_TASK INSTRUCTIONS_:
Copy out each line exactly; pictures stay out of the copy.
#####
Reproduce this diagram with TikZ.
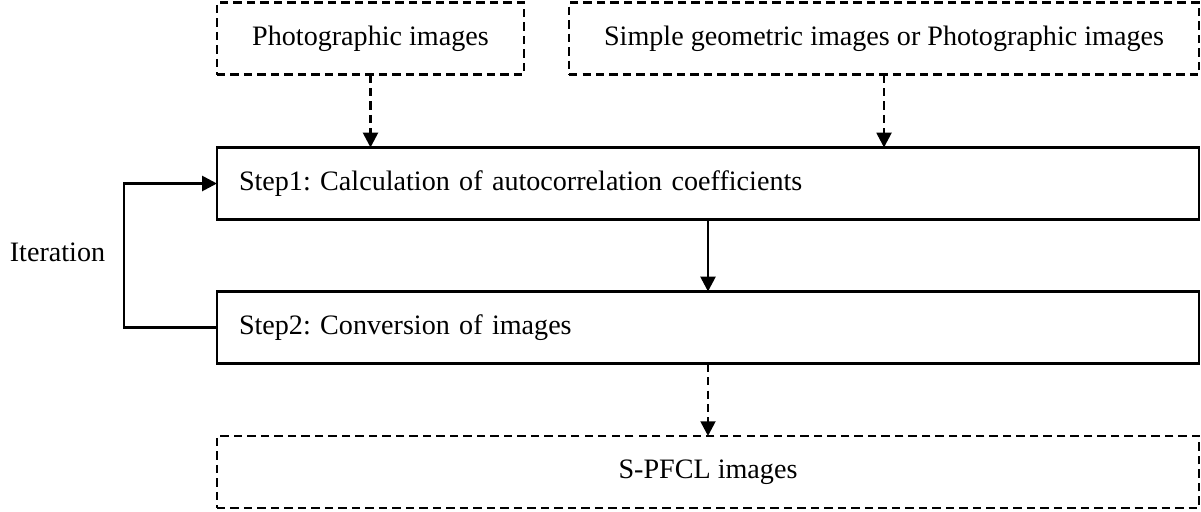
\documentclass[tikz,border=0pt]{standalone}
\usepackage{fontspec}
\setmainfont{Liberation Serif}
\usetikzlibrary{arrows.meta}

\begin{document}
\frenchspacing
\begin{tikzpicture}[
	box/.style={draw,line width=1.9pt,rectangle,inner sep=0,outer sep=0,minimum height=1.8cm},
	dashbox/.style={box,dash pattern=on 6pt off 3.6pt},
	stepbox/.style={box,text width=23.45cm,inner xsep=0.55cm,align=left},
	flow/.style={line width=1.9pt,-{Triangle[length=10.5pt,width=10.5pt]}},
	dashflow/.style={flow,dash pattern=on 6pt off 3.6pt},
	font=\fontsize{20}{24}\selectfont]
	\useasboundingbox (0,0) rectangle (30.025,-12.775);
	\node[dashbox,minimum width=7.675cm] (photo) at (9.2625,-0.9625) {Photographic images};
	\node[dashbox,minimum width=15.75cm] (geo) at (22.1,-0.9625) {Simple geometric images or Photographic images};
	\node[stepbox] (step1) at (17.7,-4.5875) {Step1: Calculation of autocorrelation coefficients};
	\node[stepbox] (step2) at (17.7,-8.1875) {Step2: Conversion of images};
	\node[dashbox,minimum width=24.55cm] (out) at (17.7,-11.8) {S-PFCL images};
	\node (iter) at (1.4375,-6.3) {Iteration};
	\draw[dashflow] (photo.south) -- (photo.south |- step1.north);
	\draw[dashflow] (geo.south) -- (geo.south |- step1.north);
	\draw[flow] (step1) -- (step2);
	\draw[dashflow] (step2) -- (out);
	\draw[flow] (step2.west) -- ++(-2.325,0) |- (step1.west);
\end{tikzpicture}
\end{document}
#####
_TASK OUTPUT_:
Reproduce this diagram with TikZ.
\documentclass[tikz,border=0pt]{standalone}
\usepackage{fontspec}
\setmainfont{Liberation Serif}
\usetikzlibrary{arrows.meta}

\begin{document}
\frenchspacing
\begin{tikzpicture}[
	box/.style={draw,line width=1.9pt,rectangle,inner sep=0,outer sep=0,minimum height=1.8cm},
	dashbox/.style={box,dash pattern=on 6pt off 3.6pt},
	stepbox/.style={box,text width=23.45cm,inner xsep=0.55cm,align=left},
	flow/.style={line width=1.9pt,-{Triangle[length=10.5pt,width=10.5pt]}},
	dashflow/.style={flow,dash pattern=on 6pt off 3.6pt},
	font=\fontsize{20}{24}\selectfont]
	\useasboundingbox (0,0) rectangle (30.025,-12.775);
	\node[dashbox,minimum width=7.675cm] (photo) at (9.2625,-0.9625) {Photographic images};
	\node[dashbox,minimum width=15.75cm] (geo) at (22.1,-0.9625) {Simple geometric images or Photographic images};
	\node[stepbox] (step1) at (17.7,-4.5875) {Step1: Calculation of autocorrelation coefficients};
	\node[stepbox] (step2) at (17.7,-8.1875) {Step2: Conversion of images};
	\node[dashbox,minimum width=24.55cm] (out) at (17.7,-11.8) {S-PFCL images};
	\node (iter) at (1.4375,-6.3) {Iteration};
	\draw[dashflow] (photo.south) -- (photo.south |- step1.north);
	\draw[dashflow] (geo.south) -- (geo.south |- step1.north);
	\draw[flow] (step1) -- (step2);
	\draw[dashflow] (step2) -- (out);
	\draw[flow] (step2.west) -- ++(-2.325,0) |- (step1.west);
\end{tikzpicture}
\end{document}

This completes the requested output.